* **Information provided**:
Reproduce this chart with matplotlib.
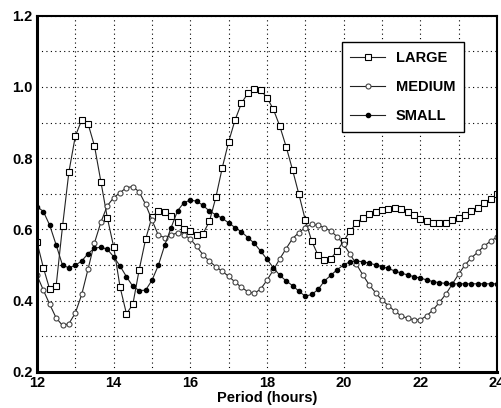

---

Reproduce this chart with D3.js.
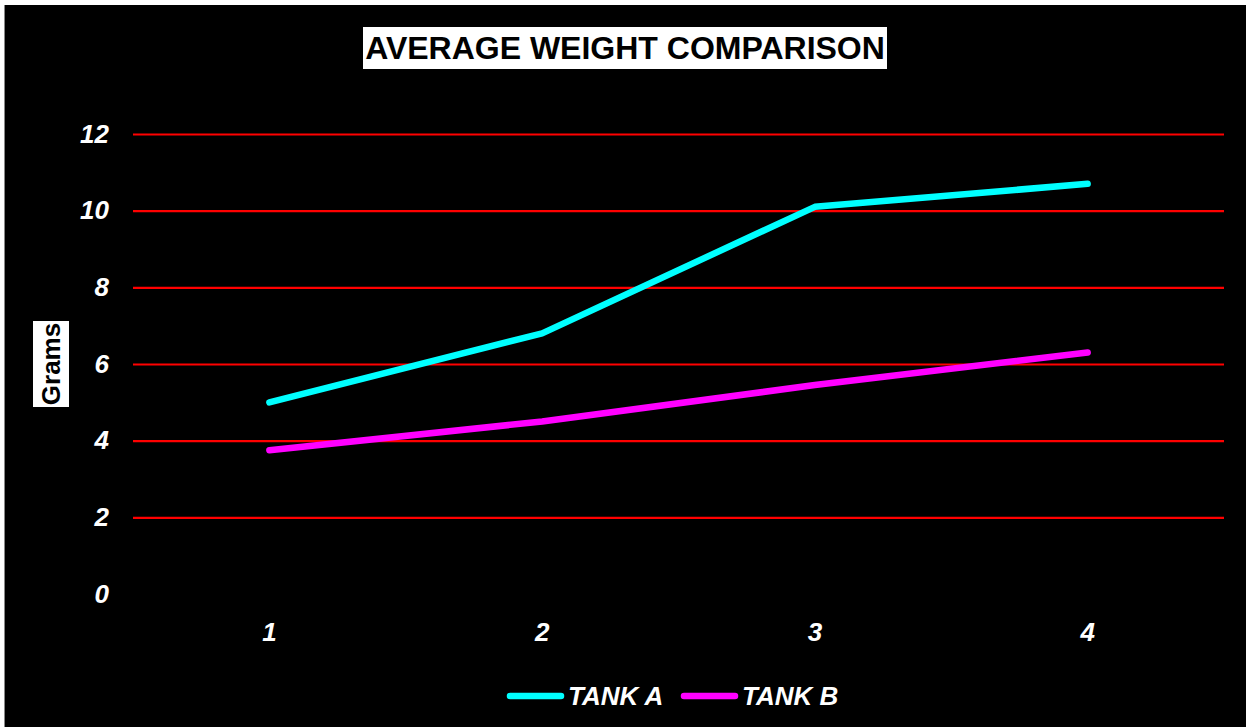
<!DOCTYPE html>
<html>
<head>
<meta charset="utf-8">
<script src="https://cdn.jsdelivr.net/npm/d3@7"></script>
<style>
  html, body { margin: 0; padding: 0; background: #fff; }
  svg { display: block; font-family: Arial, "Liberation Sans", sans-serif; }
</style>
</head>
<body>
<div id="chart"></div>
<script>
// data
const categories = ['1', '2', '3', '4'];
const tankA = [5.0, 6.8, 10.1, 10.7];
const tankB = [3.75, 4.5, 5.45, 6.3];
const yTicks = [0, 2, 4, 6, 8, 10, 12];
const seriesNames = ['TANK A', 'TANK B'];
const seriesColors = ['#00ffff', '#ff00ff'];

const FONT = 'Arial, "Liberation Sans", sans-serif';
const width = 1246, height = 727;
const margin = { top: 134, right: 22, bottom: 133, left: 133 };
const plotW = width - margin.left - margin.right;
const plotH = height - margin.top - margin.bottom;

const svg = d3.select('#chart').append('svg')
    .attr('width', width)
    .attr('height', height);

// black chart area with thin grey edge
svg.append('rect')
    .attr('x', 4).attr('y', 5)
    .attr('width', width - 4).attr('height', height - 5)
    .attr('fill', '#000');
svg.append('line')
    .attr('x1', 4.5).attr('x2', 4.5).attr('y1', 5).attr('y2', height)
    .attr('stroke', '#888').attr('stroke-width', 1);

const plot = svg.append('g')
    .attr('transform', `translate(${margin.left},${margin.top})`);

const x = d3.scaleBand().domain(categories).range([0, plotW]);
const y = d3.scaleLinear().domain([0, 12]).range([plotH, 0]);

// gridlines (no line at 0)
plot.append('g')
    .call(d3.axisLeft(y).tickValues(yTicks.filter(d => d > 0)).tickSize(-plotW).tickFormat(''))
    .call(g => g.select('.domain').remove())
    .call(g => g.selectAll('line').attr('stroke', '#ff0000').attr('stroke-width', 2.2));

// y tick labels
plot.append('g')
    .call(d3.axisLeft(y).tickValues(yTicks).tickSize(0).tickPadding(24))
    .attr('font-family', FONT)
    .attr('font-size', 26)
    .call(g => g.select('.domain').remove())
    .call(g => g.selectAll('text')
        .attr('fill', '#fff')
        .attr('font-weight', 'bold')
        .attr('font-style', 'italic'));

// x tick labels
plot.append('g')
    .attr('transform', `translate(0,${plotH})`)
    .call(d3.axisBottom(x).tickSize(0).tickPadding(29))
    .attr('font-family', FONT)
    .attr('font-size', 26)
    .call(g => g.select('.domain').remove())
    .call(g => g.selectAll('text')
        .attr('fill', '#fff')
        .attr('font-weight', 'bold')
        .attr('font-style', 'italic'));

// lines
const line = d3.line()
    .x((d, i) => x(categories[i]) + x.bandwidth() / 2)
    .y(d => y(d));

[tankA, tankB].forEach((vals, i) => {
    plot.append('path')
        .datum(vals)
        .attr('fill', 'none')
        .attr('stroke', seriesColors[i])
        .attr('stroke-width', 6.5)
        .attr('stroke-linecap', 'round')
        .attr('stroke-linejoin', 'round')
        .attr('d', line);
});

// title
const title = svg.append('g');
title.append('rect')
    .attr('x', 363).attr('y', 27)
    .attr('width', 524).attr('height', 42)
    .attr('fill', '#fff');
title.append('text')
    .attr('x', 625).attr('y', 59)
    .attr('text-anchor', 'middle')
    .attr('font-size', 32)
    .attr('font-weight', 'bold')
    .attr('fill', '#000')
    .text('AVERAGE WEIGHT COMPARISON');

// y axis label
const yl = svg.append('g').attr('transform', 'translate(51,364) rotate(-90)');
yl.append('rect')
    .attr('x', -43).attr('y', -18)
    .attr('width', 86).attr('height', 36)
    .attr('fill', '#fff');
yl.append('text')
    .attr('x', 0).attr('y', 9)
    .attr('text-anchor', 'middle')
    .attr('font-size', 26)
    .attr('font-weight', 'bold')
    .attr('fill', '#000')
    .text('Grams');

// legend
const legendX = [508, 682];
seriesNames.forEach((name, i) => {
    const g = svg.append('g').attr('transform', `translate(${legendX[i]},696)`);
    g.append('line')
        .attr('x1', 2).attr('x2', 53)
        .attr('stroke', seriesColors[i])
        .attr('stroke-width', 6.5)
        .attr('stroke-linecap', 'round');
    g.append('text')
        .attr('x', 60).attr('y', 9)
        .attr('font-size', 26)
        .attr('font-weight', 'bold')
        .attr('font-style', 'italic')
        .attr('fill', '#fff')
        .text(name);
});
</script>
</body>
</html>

---

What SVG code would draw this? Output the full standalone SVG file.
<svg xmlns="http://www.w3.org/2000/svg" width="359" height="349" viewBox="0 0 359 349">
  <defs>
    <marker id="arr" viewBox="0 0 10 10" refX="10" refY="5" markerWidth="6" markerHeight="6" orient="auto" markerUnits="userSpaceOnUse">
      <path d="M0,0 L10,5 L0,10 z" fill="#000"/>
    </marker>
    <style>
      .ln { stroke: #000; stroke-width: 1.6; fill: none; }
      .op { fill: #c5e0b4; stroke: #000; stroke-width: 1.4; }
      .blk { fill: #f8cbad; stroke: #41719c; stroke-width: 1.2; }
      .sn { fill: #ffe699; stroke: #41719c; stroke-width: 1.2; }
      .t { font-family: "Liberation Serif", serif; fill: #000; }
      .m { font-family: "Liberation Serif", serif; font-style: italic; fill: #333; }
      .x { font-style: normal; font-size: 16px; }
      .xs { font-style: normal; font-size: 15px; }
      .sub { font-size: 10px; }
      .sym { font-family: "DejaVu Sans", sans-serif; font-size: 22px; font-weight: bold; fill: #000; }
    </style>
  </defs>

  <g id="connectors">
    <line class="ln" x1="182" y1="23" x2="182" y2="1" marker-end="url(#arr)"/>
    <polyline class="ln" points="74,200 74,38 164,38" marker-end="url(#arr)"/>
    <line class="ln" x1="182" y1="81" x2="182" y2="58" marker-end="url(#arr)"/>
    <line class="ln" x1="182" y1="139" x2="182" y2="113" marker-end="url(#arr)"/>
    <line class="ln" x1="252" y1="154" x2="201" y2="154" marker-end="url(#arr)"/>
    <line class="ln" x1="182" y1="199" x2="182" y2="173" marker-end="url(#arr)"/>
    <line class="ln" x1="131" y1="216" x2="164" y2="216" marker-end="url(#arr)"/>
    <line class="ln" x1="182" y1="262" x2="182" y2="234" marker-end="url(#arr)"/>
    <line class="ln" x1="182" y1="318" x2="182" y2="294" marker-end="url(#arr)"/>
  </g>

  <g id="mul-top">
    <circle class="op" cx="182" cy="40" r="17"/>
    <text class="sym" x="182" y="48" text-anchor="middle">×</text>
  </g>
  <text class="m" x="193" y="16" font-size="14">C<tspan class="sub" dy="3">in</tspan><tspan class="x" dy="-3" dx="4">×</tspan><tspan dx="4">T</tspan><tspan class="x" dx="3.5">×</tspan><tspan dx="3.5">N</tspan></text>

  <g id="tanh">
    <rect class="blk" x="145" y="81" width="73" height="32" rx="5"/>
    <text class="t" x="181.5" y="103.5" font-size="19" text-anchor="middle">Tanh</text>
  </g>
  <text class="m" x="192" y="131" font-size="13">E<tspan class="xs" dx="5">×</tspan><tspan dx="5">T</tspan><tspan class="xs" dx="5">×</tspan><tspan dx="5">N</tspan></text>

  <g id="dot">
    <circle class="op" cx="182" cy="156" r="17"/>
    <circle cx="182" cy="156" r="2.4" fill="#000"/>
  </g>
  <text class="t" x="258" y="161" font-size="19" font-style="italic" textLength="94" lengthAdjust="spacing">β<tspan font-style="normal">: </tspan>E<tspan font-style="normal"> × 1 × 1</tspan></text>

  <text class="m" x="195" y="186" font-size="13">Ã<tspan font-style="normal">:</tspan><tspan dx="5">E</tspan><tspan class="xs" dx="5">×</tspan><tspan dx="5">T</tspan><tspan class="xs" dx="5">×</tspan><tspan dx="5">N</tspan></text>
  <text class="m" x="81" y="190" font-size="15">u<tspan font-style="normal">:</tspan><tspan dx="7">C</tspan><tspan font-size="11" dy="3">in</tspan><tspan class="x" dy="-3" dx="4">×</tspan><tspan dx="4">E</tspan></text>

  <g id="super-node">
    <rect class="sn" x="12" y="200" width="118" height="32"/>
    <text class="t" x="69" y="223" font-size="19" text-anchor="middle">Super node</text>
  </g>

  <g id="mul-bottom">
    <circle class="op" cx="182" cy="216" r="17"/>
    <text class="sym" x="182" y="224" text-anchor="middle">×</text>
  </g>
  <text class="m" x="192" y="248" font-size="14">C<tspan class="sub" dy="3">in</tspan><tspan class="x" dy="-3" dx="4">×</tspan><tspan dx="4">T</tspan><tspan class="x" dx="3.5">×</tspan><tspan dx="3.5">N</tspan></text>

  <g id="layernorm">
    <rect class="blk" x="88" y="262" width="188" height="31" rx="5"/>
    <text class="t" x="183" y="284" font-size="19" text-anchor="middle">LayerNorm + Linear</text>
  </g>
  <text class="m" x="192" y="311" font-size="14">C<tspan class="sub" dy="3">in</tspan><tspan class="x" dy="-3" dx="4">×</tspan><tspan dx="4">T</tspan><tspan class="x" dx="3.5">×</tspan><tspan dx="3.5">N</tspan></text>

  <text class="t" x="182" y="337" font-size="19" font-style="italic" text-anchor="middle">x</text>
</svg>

* **Exercise brief**:
Leave out the pictures and quote exactly the lines from the one where "Reproduce this chart with D3.js." appears to the one where "const y = d3.scaleLinear().domain([0, 12]).range([plotH, 0]);" appears, both ends counted.

* **Result of this exercise**:
Reproduce this chart with D3.js.
<!DOCTYPE html>
<html>
<head>
<meta charset="utf-8">
<script src="https://cdn.jsdelivr.net/npm/d3@7"></script>
<style>
  html, body { margin: 0; padding: 0; background: #fff; }
  svg { display: block; font-family: Arial, "Liberation Sans", sans-serif; }
</style>
</head>
<body>
<div id="chart"></div>
<script>
// data
const categories = ['1', '2', '3', '4'];
const tankA = [5.0, 6.8, 10.1, 10.7];
const tankB = [3.75, 4.5, 5.45, 6.3];
const yTicks = [0, 2, 4, 6, 8, 10, 12];
const seriesNames = ['TANK A', 'TANK B'];
const seriesColors = ['#00ffff', '#ff00ff'];

const FONT = 'Arial, "Liberation Sans", sans-serif';
const width = 1246, height = 727;
const margin = { top: 134, right: 22, bottom: 133, left: 133 };
const plotW = width - margin.left - margin.right;
const plotH = height - margin.top - margin.bottom;

const svg = d3.select('#chart').append('svg')
    .attr('width', width)
    .attr('height', height);

// black chart area with thin grey edge
svg.append('rect')
    .attr('x', 4).attr('y', 5)
    .attr('width', width - 4).attr('height', height - 5)
    .attr('fill', '#000');
svg.append('line')
    .attr('x1', 4.5).attr('x2', 4.5).attr('y1', 5).attr('y2', height)
    .attr('stroke', '#888').attr('stroke-width', 1);

const plot = svg.append('g')
    .attr('transform', `translate(${margin.left},${margin.top})`);

const x = d3.scaleBand().domain(categories).range([0, plotW]);
const y = d3.scaleLinear().domain([0, 12]).range([plotH, 0]);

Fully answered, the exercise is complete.